### Task requirements:
Copy all of the material word for word, except for the pictures.

_ _ _ _

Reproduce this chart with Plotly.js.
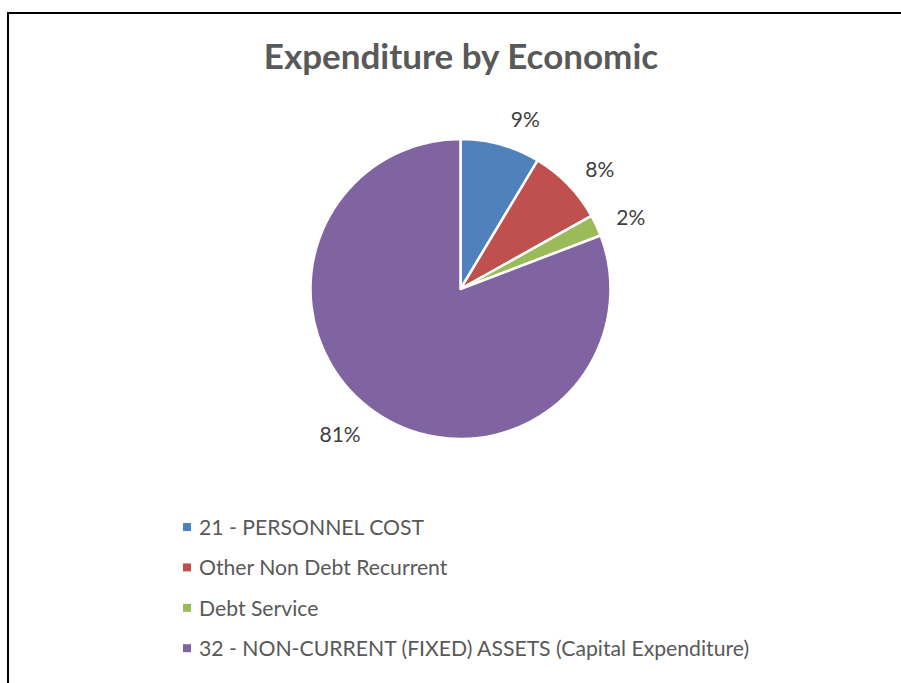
<!DOCTYPE html>
<html>
<head>
<meta charset="utf-8">
<script src="https://cdn.plot.ly/plotly-3.0.1.min.js"></script>
<style>html,body{margin:0;padding:0;background:#fff;}#chart{width:901px;height:683px;}</style>
</head>
<body>
<div id="chart"></div>
<script>
const categories = [
  "21 - PERSONNEL COST",
  "Other Non Debt Recurrent",
  "Debt Service",
  "32 - NON-CURRENT (FIXED) ASSETS (Capital Expenditure)"
];
const shares = [8.6, 8.3, 2.3, 80.8];
const colors = ["#4F81BD", "#C0504D", "#9BBB59", "#8064A2"];
const chartTitle = "Expenditure by Economic";

const W = 901, H = 683;
const cx = 460.5, cy = 289, r = 150, labelR = 165;
const FONT = "Lato, 'Open Sans', sans-serif";

function dom(rad) {
  return {
    x: [(cx - rad) / W, (cx + rad) / W],
    y: [(H - cy - rad) / H, (H - cy + rad) / H]
  };
}

// visible pie
const pie = {
  type: "pie",
  labels: categories,
  values: shares,
  sort: false,
  direction: "clockwise",
  rotation: 0,
  marker: { colors: colors, line: { color: "#ffffff", width: 2.5 } },
  textinfo: "none",
  hoverinfo: "label+percent",
  showlegend: false,
  domain: dom(r)
};

// transparent companion pie carrying the percentage labels slightly further out
const labelPie = {
  type: "pie",
  labels: categories,
  values: shares,
  sort: false,
  direction: "clockwise",
  rotation: 0,
  marker: { colors: shares.map(() => "rgba(0,0,0,0)"), line: { width: 0 } },
  texttemplate: "%{percent:.0%}",
  textposition: "outside",
  outsidetextfont: { family: FONT, size: 21, color: "#404040" },
  hoverinfo: "skip",
  showlegend: false,
  domain: dom(labelR)
};

// legend drawn as annotations + squares
const legendX = 197, legendY0 = 527, legendStep = 40.4, sq = 8;
const annotations = categories.map((c, i) => ({
  xref: "paper", yref: "paper",
  x: legendX / W, y: 1 - (legendY0 + i * legendStep) / H,
  xanchor: "left", yanchor: "middle",
  text: c, showarrow: false,
  font: { family: FONT, size: 21.2, color: "#595959" }
}));
const legendShapes = categories.map((c, i) => {
  const yc = legendY0 + i * legendStep;
  return {
    type: "rect", xref: "paper", yref: "paper",
    x0: 183 / W, x1: (183 + sq) / W,
    y0: 1 - (yc + sq / 2) / H, y1: 1 - (yc - sq / 2) / H,
    line: { width: 0 }, fillcolor: colors[i]
  };
});

const layout = {
  width: W, height: H,
  margin: { l: 0, r: 0, t: 0, b: 0 },
  paper_bgcolor: "#ffffff",
  font: { family: FONT, color: "#595959" },
  title: {
    text: "<b>" + chartTitle + "</b>",
    font: { family: FONT, size: 35, color: "#595959" },
    x: 461 / W, xanchor: "center",
    y: 1 - 57 / H, yanchor: "middle",
    xref: "paper", yref: "container"
  },
  showlegend: false,
  annotations: annotations,
  shapes: [{
    type: "rect", xref: "paper", yref: "paper",
    x0: 8 / W, x1: 1.05, y0: -0.05, y1: 1 - 13 / H,
    line: { color: "#000000", width: 2 }, fillcolor: "rgba(0,0,0,0)"
  }].concat(legendShapes)
};

Plotly.newPlot("chart", [labelPie, pie], layout, { displayModeBar: false, staticPlot: true });
</script>
</body>
</html>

_ _ _ _

### Reply:
Reproduce this chart with Plotly.js.
<!DOCTYPE html>
<html>
<head>
<meta charset="utf-8">
<script src="https://cdn.plot.ly/plotly-3.0.1.min.js"></script>
<style>html,body{margin:0;padding:0;background:#fff;}#chart{width:901px;height:683px;}</style>
</head>
<body>
<div id="chart"></div>
<script>
const categories = [
  "21 - PERSONNEL COST",
  "Other Non Debt Recurrent",
  "Debt Service",
  "32 - NON-CURRENT (FIXED) ASSETS (Capital Expenditure)"
];
const shares = [8.6, 8.3, 2.3, 80.8];
const colors = ["#4F81BD", "#C0504D", "#9BBB59", "#8064A2"];
const chartTitle = "Expenditure by Economic";

const W = 901, H = 683;
const cx = 460.5, cy = 289, r = 150, labelR = 165;
const FONT = "Lato, 'Open Sans', sans-serif";

function dom(rad) {
  return {
    x: [(cx - rad) / W, (cx + rad) / W],
    y: [(H - cy - rad) / H, (H - cy + rad) / H]
  };
}

// visible pie
const pie = {
  type: "pie",
  labels: categories,
  values: shares,
  sort: false,
  direction: "clockwise",
  rotation: 0,
  marker: { colors: colors, line: { color: "#ffffff", width: 2.5 } },
  textinfo: "none",
  hoverinfo: "label+percent",
  showlegend: false,
  domain: dom(r)
};

// transparent companion pie carrying the percentage labels slightly further out
const labelPie = {
  type: "pie",
  labels: categories,
  values: shares,
  sort: false,
  direction: "clockwise",
  rotation: 0,
  marker: { colors: shares.map(() => "rgba(0,0,0,0)"), line: { width: 0 } },
  texttemplate: "%{percent:.0%}",
  textposition: "outside",
  outsidetextfont: { family: FONT, size: 21, color: "#404040" },
  hoverinfo: "skip",
  showlegend: false,
  domain: dom(labelR)
};

// legend drawn as annotations + squares
const legendX = 197, legendY0 = 527, legendStep = 40.4, sq = 8;
const annotations = categories.map((c, i) => ({
  xref: "paper", yref: "paper",
  x: legendX / W, y: 1 - (legendY0 + i * legendStep) / H,
  xanchor: "left", yanchor: "middle",
  text: c, showarrow: false,
  font: { family: FONT, size: 21.2, color: "#595959" }
}));
const legendShapes = categories.map((c, i) => {
  const yc = legendY0 + i * legendStep;
  return {
    type: "rect", xref: "paper", yref: "paper",
    x0: 183 / W, x1: (183 + sq) / W,
    y0: 1 - (yc + sq / 2) / H, y1: 1 - (yc - sq / 2) / H,
    line: { width: 0 }, fillcolor: colors[i]
  };
});

const layout = {
  width: W, height: H,
  margin: { l: 0, r: 0, t: 0, b: 0 },
  paper_bgcolor: "#ffffff",
  font: { family: FONT, color: "#595959" },
  title: {
    text: "<b>" + chartTitle + "</b>",
    font: { family: FONT, size: 35, color: "#595959" },
    x: 461 / W, xanchor: "center",
    y: 1 - 57 / H, yanchor: "middle",
    xref: "paper", yref: "container"
  },
  showlegend: false,
  annotations: annotations,
  shapes: [{
    type: "rect", xref: "paper", yref: "paper",
    x0: 8 / W, x1: 1.05, y0: -0.05, y1: 1 - 13 / H,
    line: { color: "#000000", width: 2 }, fillcolor: "rgba(0,0,0,0)"
  }].concat(legendShapes)
};

Plotly.newPlot("chart", [labelPie, pie], layout, { displayModeBar: false, staticPlot: true });
</script>
</body>
</html>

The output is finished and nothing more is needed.